A different kind of child abuse was on display in Circus School, a Chinese film that recalls the unflinching verite style of Frederick Wiseman. Filmmakers Jing Guo and Ke Dingding had apparently (and surprisingly) unlimited access to the Shanghai Circus school, where the astonishing Chinese acrobats who regularly tour the world are trained. It’s no shock to learn that their skills come from years of hard training. But watching as these children are tossed through the air and contorted into positions unnatural to the human body (to say nothing of the psychological abuse on display), you have to seriously wonder if such skills are worth the price they pay.
Of course, not every documentary film on display was about the dark side of life. The delightful German entry Echoes of Home looks at three Swiss performers who work in that oddest of the vocal arts, yodeling. I was surprised to learn that, far from being a hidebound art, yodeling has a wide variety of styles ranging from traditional to freeform performers who make Bjork sound like Doris Day. Parents, send your kids to yodeling classes now and they’ll be on top of the next big thing in music! Well, maybe.

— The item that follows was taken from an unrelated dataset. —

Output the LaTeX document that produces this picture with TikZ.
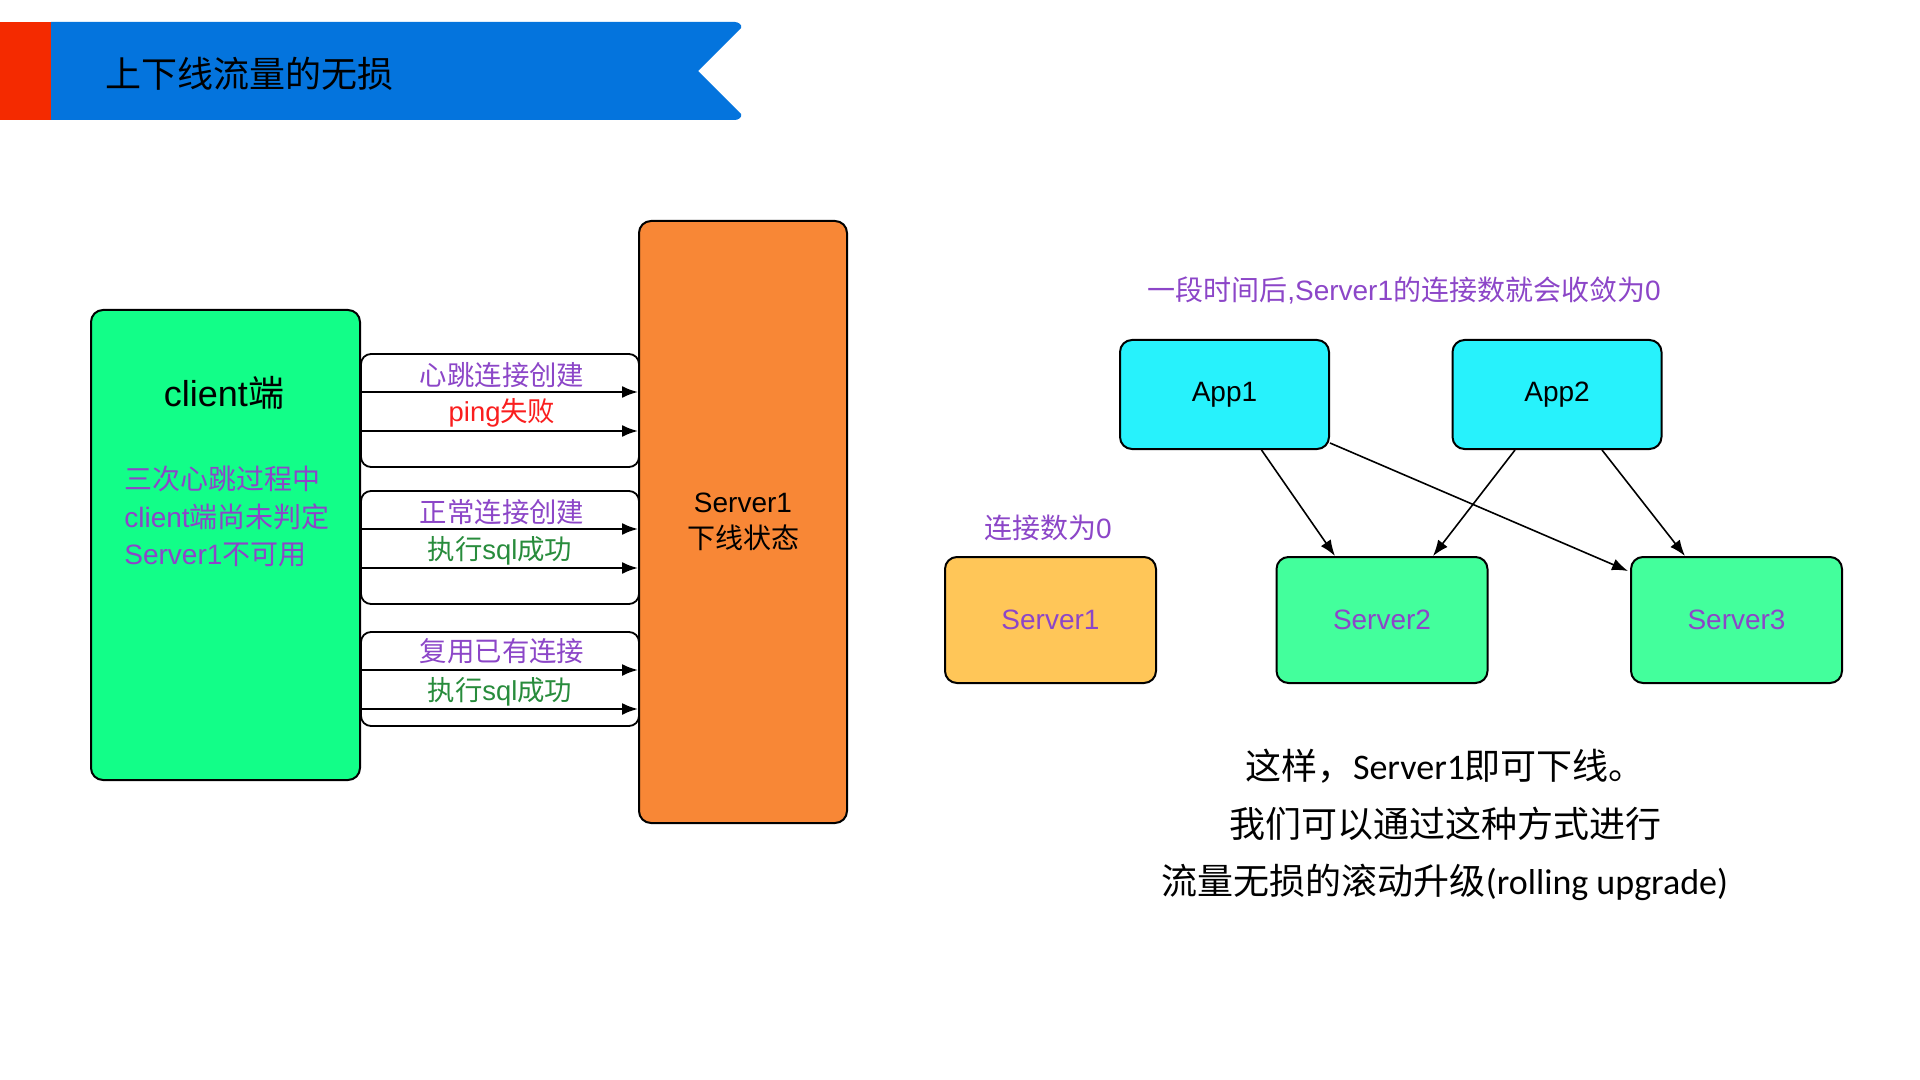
\documentclass[tikz,border=0pt]{standalone}
\usepackage{fontspec}
\setmainfont{Liberation Sans}
\newfontfamily\cjk{Noto Sans CJK SC}
\newfontfamily\calfont{Carlito}
\usetikzlibrary{arrows.meta,calc}
\definecolor{hdrred}{RGB}{244,42,0}
\definecolor{hdrblue}{RGB}{4,116,221}
\definecolor{cligreen}{RGB}{18,254,136}
\definecolor{srvorange}{RGB}{248,135,54}
\definecolor{txtpurple}{RGB}{140,70,200}
\definecolor{txtgreen}{RGB}{40,140,60}
\definecolor{txtred}{RGB}{250,30,30}
\definecolor{appcyan}{RGB}{39,242,252}
\definecolor{s1yellow}{RGB}{255,198,88}
\definecolor{s23green}{RGB}{67,255,156}
\tikzset{
  box/.style={draw=black, line width=1pt, rounded corners=6pt, inner sep=0pt},
  grp/.style={draw=black, line width=0.9pt, rounded corners=5pt, fill=white, inner sep=0pt, minimum width=139pt},
  arr/.style={line width=1pt, -{Latex[length=8pt,width=6pt]}},
  arrb/.style={line width=0.8pt, -{Latex[length=8pt,width=6pt]}},
  lbl/.style={font=\fontsize{13.7}{16}\selectfont\cjk, inner sep=0pt},
  mid/.style={font=\fontsize{14}{17}\selectfont, inner sep=0pt}
}
\begin{document}
\begin{tikzpicture}[x=0.5pt,y=-0.5pt]
\fill[white] (0,0) rectangle (1920,1080);
\useasboundingbox (0,0) rectangle (1920,1080);
% header
\fill[hdrblue] (51,22) -- (735,22) to[out=0,in=60] (741,28) -- (698,71) -- (741,114) to[out=-60,in=0] (735,120) -- (51,120) -- cycle;
\fill[hdrred] (0,22) rectangle (51,120);
\node[anchor=west, inner sep=0pt, font=\fontsize{18}{22}\selectfont\cjk] (title) at (105,74) {上下线流量的无损};
% groups
\node[grp, minimum height=56.5pt] (g1) at (500,410.5) {};
\node[grp, minimum height=56.5pt] (g2) at (500,547.5) {};
\node[grp, minimum height=47pt] (g3) at (500,679) {};
% big boxes
\node[box, fill=cligreen, minimum width=134.5pt, minimum height=235pt] (client) at (225.5,545) {};
\node[box, fill=srvorange, minimum width=104pt, minimum height=301pt, align=center, font=\fontsize{14}{18}\selectfont] (srv) at (743,522) {Server1\\{\cjk 下线状态}};
\node[inner sep=0pt, font=\fontsize{18}{22}\selectfont] (clientlbl) at (224,393) {client{\cjk 端}};
\node[anchor=west, inner sep=0pt, text=txtpurple, font=\fontsize{14}{17}\selectfont\cjk] (c1) at (124,479) {三次心跳过程中};
\node[anchor=west, inner sep=0pt, text=txtpurple, font=\fontsize{14}{17}\selectfont] (c2) at (124,517) {client{\cjk 端尚未判定}};
\node[anchor=west, inner sep=0pt, text=txtpurple, font=\fontsize{14}{17}\selectfont] (c3) at (124,555) {Server1{\cjk 不可用}};
% arrows
\coordinate (y1) at (500,392);
\coordinate (y2) at (500,431);
\coordinate (y3) at (500,529);
\coordinate (y4) at (500,568);
\coordinate (y5) at (500,670);
\coordinate (y6) at (500,709);
\foreach \c in {y1,y2,y3,y4,y5,y6}
  \draw[arr] (\c -| client.east) -- (\c -| srv.west);
% labels
\node[lbl, text=txtpurple] (l1) at (502,375) {心跳连接创建};
\node[lbl, text=txtred, font=\fontsize{13.7}{16}\selectfont] (l2) at (502,413) {ping{\cjk 失败}};
\node[lbl, text=txtpurple] (l3) at (502,512) {正常连接创建};
\node[lbl, text=txtgreen, font=\fontsize{13.7}{16}\selectfont] (l4) at (500,551) {{\cjk 执行}sql{\cjk 成功}};
\node[lbl, text=txtpurple] (l5) at (502,651) {复用已有连接};
\node[lbl, text=txtgreen, font=\fontsize{13.7}{16}\selectfont] (l6) at (500,692) {{\cjk 执行}sql{\cjk 成功}};
% right part
\node[mid, text=txtpurple] (rtitle) at (1404,290) {{\cjk 一段时间后},Server1{\cjk 的连接数就会收敛为}0};
\node[box, fill=appcyan, minimum width=104.5pt, minimum height=54.5pt, font=\fontsize{14}{17}\selectfont] (app1) at (1224.5,394.5) {App1};
\node[box, fill=appcyan, minimum width=104.5pt, minimum height=54.5pt, font=\fontsize{14}{17}\selectfont] (app2) at (1557,394.5) {App2};
\node[box, fill=s1yellow, minimum width=105.5pt, minimum height=63pt, text=txtpurple, font=\fontsize{14}{17}\selectfont] (rs1) at (1050.5,620) {Server1};
\node[box, fill=s23green, minimum width=105.5pt, minimum height=63pt, text=txtpurple, font=\fontsize{14}{17}\selectfont] (rs2) at (1382,620) {Server2};
\node[box, fill=s23green, minimum width=105.5pt, minimum height=63pt, text=txtpurple, font=\fontsize{14}{17}\selectfont] (rs3) at (1736.5,620) {Server3};
\node[mid, text=txtpurple] (zero) at (1048,528) {{\cjk 连接数为}0};
\draw[arrb] ($(app1.south)+(37,0)$) -- ($(rs2.north)+(-47,0)$);
\draw[arrb] ($(app1.south east)+(0,-7)$) -- ($(rs3.north west)+(-2,15)$);
\draw[arrb] ($(app2.south)+(-42,0)$) -- ($(rs2.north)+(51,0)$);
\draw[arrb] ($(app2.south)+(45,0)$) -- ($(rs3.north)+(-51.5,0)$);
% bottom text
\node[align=center, inner sep=0pt, font=\fontsize{18}{28.75}\selectfont\calfont] (bottom) at (1445,825)
  {{\cjk 这样，}Server1{\cjk 即可下线。}\\{\cjk 我们可以通过这种方式进行}\\{\cjk 流量无损的滚动升级}(rolling upgrade)};
\end{tikzpicture}
\end{document}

Scott Walker was once the next big thing—as part of the Walker Brothers, he was a huge star in England in the mid 1960s with hits like “The Sun Ain’t Gonna Shine Anymore” and “Make It Easy on Yourself.” But he didn’t much care for stardom, and after an early solo career fizzled out he retreated, becoming the most infamous rock recluse this side of Syd Barrett. That he cooperated with the making of Scott Walker: 30 Century Man will astonish those of his fans who have kept up with his increasingly idiosyncratic and dark recent work (three albums since 1984). That he doesn’t give up much in the way of personal information will be less surprising (a reference to his past “imbibing,” an admission that he always has nightmares). Still, as lovingly directed by Stephen Kijak (Cinemania), it’s a good introduction to a cult figure still largely waiting to be discovered in the US.

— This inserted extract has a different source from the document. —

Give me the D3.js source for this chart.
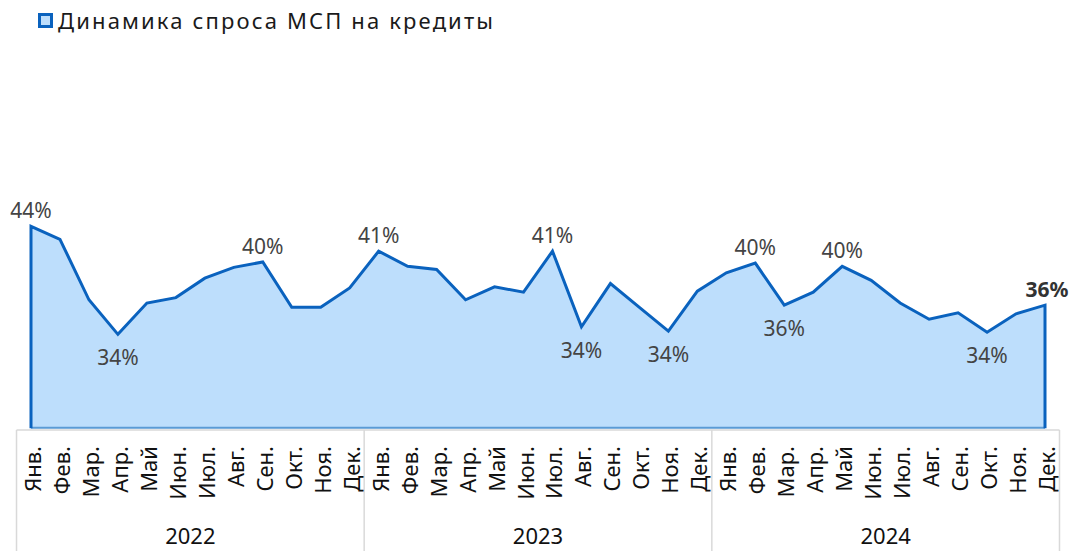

As for plumbing the depths of the human soul, though, the most daring film I saw had to be Zoo. It is based on a news story that you may have tried to put out of your mind if you heard it in July 2005, about a Seattle man who died after having sex with an Arabian stallion. That’s not a metaphor—we’re talking an actual, four-legged horse here. I will immediately reassure you that director Robinson Devor is not out to provide cheap thrills, not even cheap thrills gussied up with a highbrow tone. He obtained interviews with the dead man’s friends, a circle of men who shared his predilection, but recreates them with actors. We see them generally in shadows, which matches the way they speak—seldom directly addressing he subject of zoophilia, but mostly talking about their isolation from other people. Obviously not for all tastes, it’s an unsettling film that opens a corner to a forbidden desire and makes us wonder whether we’re satisfied with what we see.